Media roundup, August
Aug. 31st, 2025 19:23Metal from Heaven, by August Clarke:
Where the Axe is Buried, by Ray Nayler:
The City in Glass, by Nghi Vo:
Semiosis, by Sue Burke:
Gauguin (game): A sudoku like game that I enjoyed for being a bit tricky to figure out. I was searching for puzzle-y games to play while nursing, and went through several similar type games (Tents and Trees, Star Battle) for being too easy... I wanted to like Cosmic Express or Mini Metro for this, but they require too much movement during gameplay. Games like Two Dots and Candy Crush get a little too same-y since they aren't solvable the same way, and games like Rummikub and Azul are too solvable when played against the computer. Basically, I'm too picky, and I fear the end result of this is that I really need to get into Tsumego...

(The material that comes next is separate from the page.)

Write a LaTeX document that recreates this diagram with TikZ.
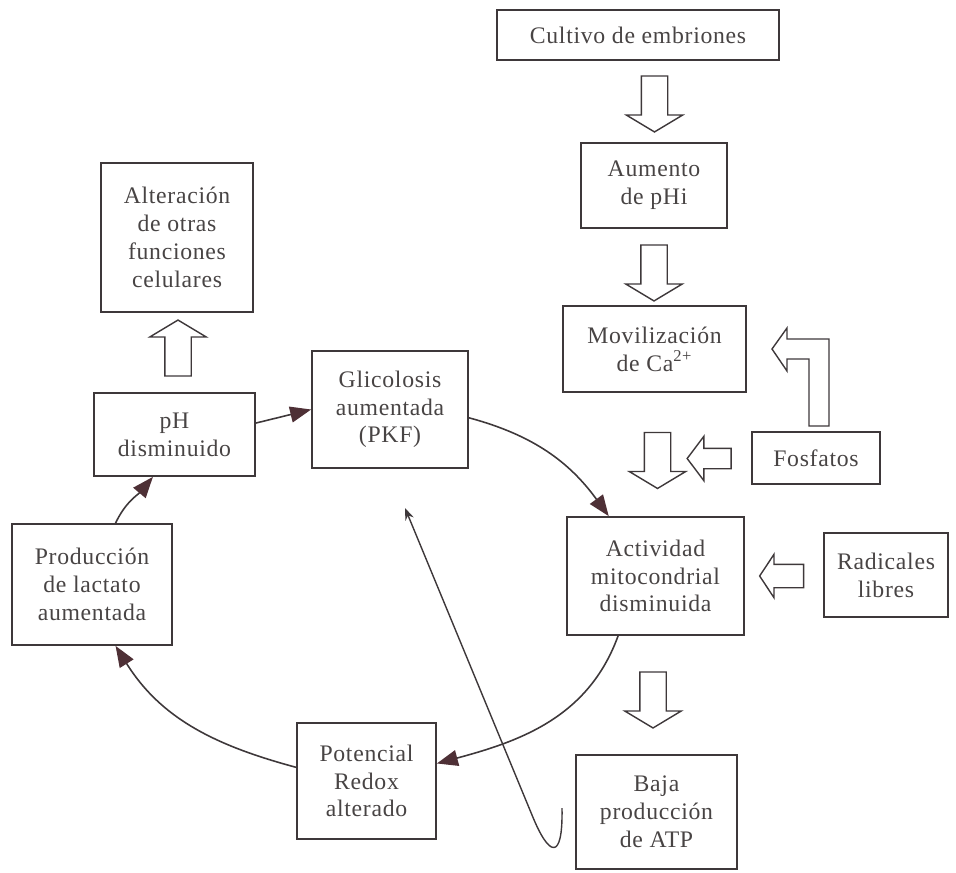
\documentclass[tikz,border=0pt]{standalone}
\usepackage{fontspec}
\setmainfont[LetterSpace=3]{Liberation Serif}
\usepackage{tikz}
\usetikzlibrary{arrows.meta,shapes.arrows,calc}

\definecolor{lncol}{RGB}{62,56,58}
\definecolor{headcol}{RGB}{78,48,54}
\definecolor{txtcol}{RGB}{72,68,68}

\begin{document}
\begin{tikzpicture}[
  x=0.02cm, y=-0.02cm,
  box/.style={draw=lncol, line width=1pt, inner sep=0pt, align=center, text=txtcol,
    font=\fontsize{13.5}{15.8}\selectfont},
  arr/.style={-{Triangle[length=4.2mm, width=3.2mm, color=headcol]}, draw=lncol, line width=0.9pt},
  thinarr/.style={-{Stealth[length=2.4mm, width=1.8mm]}, draw=lncol, line width=0.8pt},
  blk/.style={single arrow, draw=lncol, line width=0.8pt, inner xsep=0pt, inner ysep=0.25cm,
    minimum height=1.12cm, single arrow head extend=0.3cm, single arrow tip angle=118},
  blksm/.style={blk, minimum height=0.88cm, inner ysep=0.19cm,
    single arrow head extend=0.24cm, single arrow tip angle=106}
]
  \useasboundingbox (0,0) rectangle (956,872);

  % right column
  \node[box, minimum width=5.64cm, minimum height=1.0cm] (cult) at (638,35) {Cultivo de embriones};
  \node[box, minimum width=2.92cm, minimum height=1.7cm] (aum) at (654,185.5) {Aumento\\de pHi};
  \node[box, minimum width=3.66cm, minimum height=1.72cm] (mov) at (654.5,349) {Movilización\\de Ca\textsuperscript{2+}};
  \node[box, minimum width=2.56cm, minimum height=1.04cm] (fosf) at (816,458) {Fosfatos};
  \node[box, minimum width=3.54cm, minimum height=2.36cm] (act) at (655.5,576) {Actividad\\mitocondrial\\disminuida};
  \node[box, minimum width=2.48cm, minimum height=1.68cm] (rad) at (886,575) {Radicales\\libres};
  \node[box, minimum width=3.22cm, minimum height=2.28cm] (baja) at (656.5,812) {Baja\\producción\\de ATP};

  % cycle
  \node[box, minimum width=3.12cm, minimum height=2.34cm] (gli) at (390,409.5) {Glicolosis\\aumentada\\(PKF)};
  \node[box, minimum width=2.78cm, minimum height=2.32cm] (pot) at (366.5,781) {Potencial\\Redox\\alterado};
  \node[box, minimum width=3.2cm, minimum height=2.42cm] (prod) at (92,584.5) {Producción\\de lactato\\aumentada};
  \node[box, minimum width=3.22cm, minimum height=1.66cm] (ph) at (174.5,434.5) {pH\\disminuido};
  \node[box, minimum width=3.04cm, minimum height=2.98cm] (alt) at (177,237.5) {Alteración\\de otras\\funciones\\celulares};

  % hollow arrows
  \node[blk, rotate=-90] (b1) at (654.5,100) {};
  \node[blk, rotate=-90] (b2) at (654,269) {};
  \node[blk, rotate=-90] (b3) at (657.5,456.5) {};
  \node[blk, rotate=-90] (b4) at (653,696) {};
  \node[blk, rotate=90] (b5) at (178,352) {};
  \node[blksm, rotate=180] (b6) at (713,458.5) {};
  \node[blksm, rotate=180, inner ysep=0.22cm, single arrow head extend=0.2cm,
    single arrow tip angle=113] (b7) at (785.5,576) {};
  \draw[lncol, line width=0.8pt] (809,426) -- (809,359) -- (787,359) -- (787,371) -- (772,349)
    -- (787,328) -- (787,339) -- (829,339) -- (829,426) -- cycle;

  % cycle arrows
  \draw[arr] (ph.8) -- (gli.west);
  \draw[arr] (gli.-6) to[out=-15, in=126] (act.128);
  \draw[arr] (act.-122) to[out=-110, in=15] (pot.14);
  \draw[arr] (pot.169) to[out=165, in=-58] (prod.-69);
  \draw[arr] (prod.69) to[out=65, in=-130] (ph.-117);

  \coordinate (hk) at (562,808);
  \coordinate (tip) at (405,508);
  \draw[thinarr] (hk) .. controls (563,862) and (549,857) .. (532,815) -- (tip);
\end{tikzpicture}
\end{document}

In an industrializing fantasy setting with a horribly oppressed labor class, a lesbian highwaywoman seeks her revenge. Reading this was roughly like being hit over the head, so much was happening. It was quite satisfying and the whole hung together, but it picked up and abandoned complete genres as it went. I'm not sure its politics fully held together, but it sure was a ride.
Where the Axe is Buried, by Ray Nayler:
A revolution brews in a world where the West is ruled by AI Prime Ministers and the Federation is ruled by the President, who maintains his grip on power by transferring his mind to new bodies. Very meaty, though no individual idea was especially novel, it was put together in a satisfying way. I liked solving the puzzle of who was pulling the strings and the larger plot, but despite its ostensible focus on systems, it is very much a Great Man type of story. Really enjoyed!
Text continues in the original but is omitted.